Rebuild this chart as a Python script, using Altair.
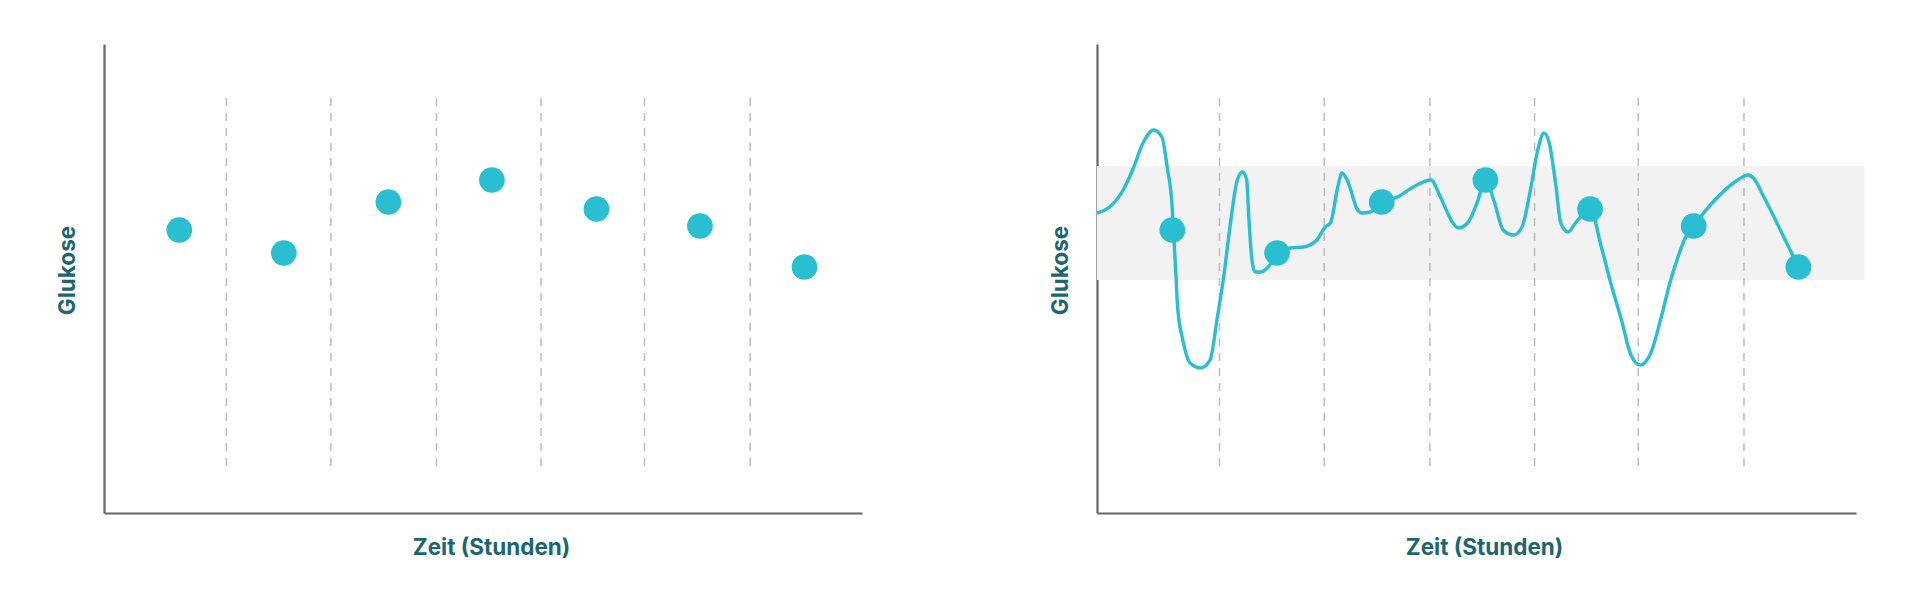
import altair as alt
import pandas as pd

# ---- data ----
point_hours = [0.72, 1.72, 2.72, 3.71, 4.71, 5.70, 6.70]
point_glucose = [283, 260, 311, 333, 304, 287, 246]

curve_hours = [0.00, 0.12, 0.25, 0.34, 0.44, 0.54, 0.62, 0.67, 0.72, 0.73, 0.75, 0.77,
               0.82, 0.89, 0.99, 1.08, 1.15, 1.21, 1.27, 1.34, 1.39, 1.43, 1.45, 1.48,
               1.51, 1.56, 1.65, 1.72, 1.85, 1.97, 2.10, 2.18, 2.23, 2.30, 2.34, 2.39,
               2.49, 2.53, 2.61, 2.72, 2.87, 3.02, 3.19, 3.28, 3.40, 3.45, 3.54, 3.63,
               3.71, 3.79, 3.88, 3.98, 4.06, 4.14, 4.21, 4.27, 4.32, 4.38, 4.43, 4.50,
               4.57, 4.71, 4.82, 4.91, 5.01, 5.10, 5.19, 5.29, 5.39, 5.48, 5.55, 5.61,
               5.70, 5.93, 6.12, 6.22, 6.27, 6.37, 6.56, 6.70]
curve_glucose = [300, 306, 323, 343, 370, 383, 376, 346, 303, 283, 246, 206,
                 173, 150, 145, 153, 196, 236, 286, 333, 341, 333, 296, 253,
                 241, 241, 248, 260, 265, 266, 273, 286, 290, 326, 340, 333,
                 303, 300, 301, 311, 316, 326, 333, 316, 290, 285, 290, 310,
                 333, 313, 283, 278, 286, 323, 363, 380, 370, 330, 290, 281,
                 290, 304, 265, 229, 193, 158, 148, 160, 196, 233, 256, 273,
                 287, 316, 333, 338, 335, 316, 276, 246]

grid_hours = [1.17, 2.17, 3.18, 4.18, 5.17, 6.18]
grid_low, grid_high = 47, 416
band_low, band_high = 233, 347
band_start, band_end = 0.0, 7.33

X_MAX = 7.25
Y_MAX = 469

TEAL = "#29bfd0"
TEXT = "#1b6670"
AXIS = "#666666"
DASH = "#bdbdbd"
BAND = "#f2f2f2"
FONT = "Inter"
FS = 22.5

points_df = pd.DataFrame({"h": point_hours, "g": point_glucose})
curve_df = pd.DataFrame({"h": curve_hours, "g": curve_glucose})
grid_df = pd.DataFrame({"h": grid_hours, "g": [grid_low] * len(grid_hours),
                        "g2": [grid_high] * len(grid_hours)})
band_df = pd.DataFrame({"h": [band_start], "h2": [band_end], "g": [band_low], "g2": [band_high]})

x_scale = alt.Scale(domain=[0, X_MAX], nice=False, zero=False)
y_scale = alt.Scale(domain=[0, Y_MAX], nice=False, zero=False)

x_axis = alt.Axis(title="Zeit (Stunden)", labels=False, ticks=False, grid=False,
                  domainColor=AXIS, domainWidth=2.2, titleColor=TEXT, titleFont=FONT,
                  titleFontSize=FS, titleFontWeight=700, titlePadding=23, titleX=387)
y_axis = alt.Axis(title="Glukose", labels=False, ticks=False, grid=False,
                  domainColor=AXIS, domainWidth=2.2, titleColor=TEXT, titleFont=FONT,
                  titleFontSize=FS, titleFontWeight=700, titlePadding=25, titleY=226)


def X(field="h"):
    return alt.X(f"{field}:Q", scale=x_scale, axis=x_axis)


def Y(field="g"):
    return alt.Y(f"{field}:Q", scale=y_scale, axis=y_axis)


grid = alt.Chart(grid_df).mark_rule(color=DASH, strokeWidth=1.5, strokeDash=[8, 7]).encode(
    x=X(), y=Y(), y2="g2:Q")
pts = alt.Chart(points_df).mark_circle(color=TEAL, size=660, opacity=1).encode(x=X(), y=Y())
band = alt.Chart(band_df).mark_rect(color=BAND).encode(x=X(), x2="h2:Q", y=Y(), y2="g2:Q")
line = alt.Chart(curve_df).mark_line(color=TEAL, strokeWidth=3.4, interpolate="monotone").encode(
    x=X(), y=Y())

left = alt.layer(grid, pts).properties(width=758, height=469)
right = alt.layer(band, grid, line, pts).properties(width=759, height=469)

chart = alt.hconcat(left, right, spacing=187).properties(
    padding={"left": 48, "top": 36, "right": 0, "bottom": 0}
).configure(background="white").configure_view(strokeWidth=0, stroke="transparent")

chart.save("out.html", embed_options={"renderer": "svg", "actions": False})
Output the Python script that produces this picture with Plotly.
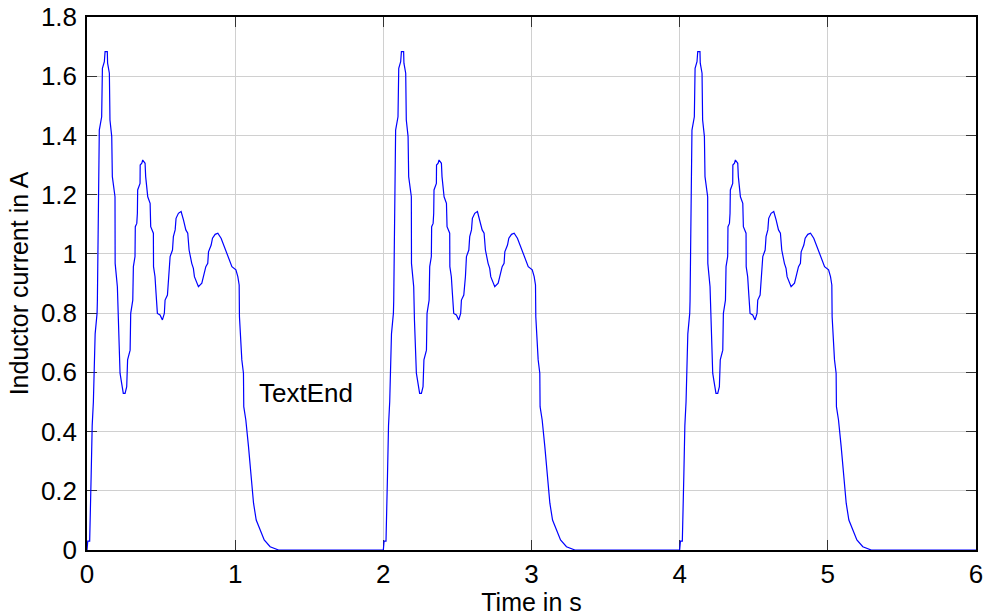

● WHAT THE TASK REQUIRES:
Transcribe the records word for word and include no pictures.

● FULL SOLUTION:
Rebuild this chart as a Python script, using Altair.
import altair as alt
import pandas as pd

# ---- data ----
point_hours = [0.72, 1.72, 2.72, 3.71, 4.71, 5.70, 6.70]
point_glucose = [283, 260, 311, 333, 304, 287, 246]

curve_hours = [0.00, 0.12, 0.25, 0.34, 0.44, 0.54, 0.62, 0.67, 0.72, 0.73, 0.75, 0.77,
               0.82, 0.89, 0.99, 1.08, 1.15, 1.21, 1.27, 1.34, 1.39, 1.43, 1.45, 1.48,
               1.51, 1.56, 1.65, 1.72, 1.85, 1.97, 2.10, 2.18, 2.23, 2.30, 2.34, 2.39,
               2.49, 2.53, 2.61, 2.72, 2.87, 3.02, 3.19, 3.28, 3.40, 3.45, 3.54, 3.63,
               3.71, 3.79, 3.88, 3.98, 4.06, 4.14, 4.21, 4.27, 4.32, 4.38, 4.43, 4.50,
               4.57, 4.71, 4.82, 4.91, 5.01, 5.10, 5.19, 5.29, 5.39, 5.48, 5.55, 5.61,
               5.70, 5.93, 6.12, 6.22, 6.27, 6.37, 6.56, 6.70]
curve_glucose = [300, 306, 323, 343, 370, 383, 376, 346, 303, 283, 246, 206,
                 173, 150, 145, 153, 196, 236, 286, 333, 341, 333, 296, 253,
                 241, 241, 248, 260, 265, 266, 273, 286, 290, 326, 340, 333,
                 303, 300, 301, 311, 316, 326, 333, 316, 290, 285, 290, 310,
                 333, 313, 283, 278, 286, 323, 363, 380, 370, 330, 290, 281,
                 290, 304, 265, 229, 193, 158, 148, 160, 196, 233, 256, 273,
                 287, 316, 333, 338, 335, 316, 276, 246]

grid_hours = [1.17, 2.17, 3.18, 4.18, 5.17, 6.18]
grid_low, grid_high = 47, 416
band_low, band_high = 233, 347
band_start, band_end = 0.0, 7.33

X_MAX = 7.25
Y_MAX = 469

TEAL = "#29bfd0"
TEXT = "#1b6670"
AXIS = "#666666"
DASH = "#bdbdbd"
BAND = "#f2f2f2"
FONT = "Inter"
FS = 22.5

points_df = pd.DataFrame({"h": point_hours, "g": point_glucose})
curve_df = pd.DataFrame({"h": curve_hours, "g": curve_glucose})
grid_df = pd.DataFrame({"h": grid_hours, "g": [grid_low] * len(grid_hours),
                        "g2": [grid_high] * len(grid_hours)})
band_df = pd.DataFrame({"h": [band_start], "h2": [band_end], "g": [band_low], "g2": [band_high]})

x_scale = alt.Scale(domain=[0, X_MAX], nice=False, zero=False)
y_scale = alt.Scale(domain=[0, Y_MAX], nice=False, zero=False)

x_axis = alt.Axis(title="Zeit (Stunden)", labels=False, ticks=False, grid=False,
                  domainColor=AXIS, domainWidth=2.2, titleColor=TEXT, titleFont=FONT,
                  titleFontSize=FS, titleFontWeight=700, titlePadding=23, titleX=387)
y_axis = alt.Axis(title="Glukose", labels=False, ticks=False, grid=False,
                  domainColor=AXIS, domainWidth=2.2, titleColor=TEXT, titleFont=FONT,
                  titleFontSize=FS, titleFontWeight=700, titlePadding=25, titleY=226)


def X(field="h"):
    return alt.X(f"{field}:Q", scale=x_scale, axis=x_axis)


def Y(field="g"):
    return alt.Y(f"{field}:Q", scale=y_scale, axis=y_axis)


grid = alt.Chart(grid_df).mark_rule(color=DASH, strokeWidth=1.5, strokeDash=[8, 7]).encode(
    x=X(), y=Y(), y2="g2:Q")
pts = alt.Chart(points_df).mark_circle(color=TEAL, size=660, opacity=1).encode(x=X(), y=Y())
band = alt.Chart(band_df).mark_rect(color=BAND).encode(x=X(), x2="h2:Q", y=Y(), y2="g2:Q")
line = alt.Chart(curve_df).mark_line(color=TEAL, strokeWidth=3.4, interpolate="monotone").encode(
    x=X(), y=Y())

left = alt.layer(grid, pts).properties(width=758, height=469)
right = alt.layer(band, grid, line, pts).properties(width=759, height=469)

chart = alt.hconcat(left, right, spacing=187).properties(
    padding={"left": 48, "top": 36, "right": 0, "bottom": 0}
).configure(background="white").configure_view(strokeWidth=0, stroke="transparent")

chart.save("out.html", embed_options={"renderer": "svg", "actions": False})
Output the Python script that produces this picture with Plotly.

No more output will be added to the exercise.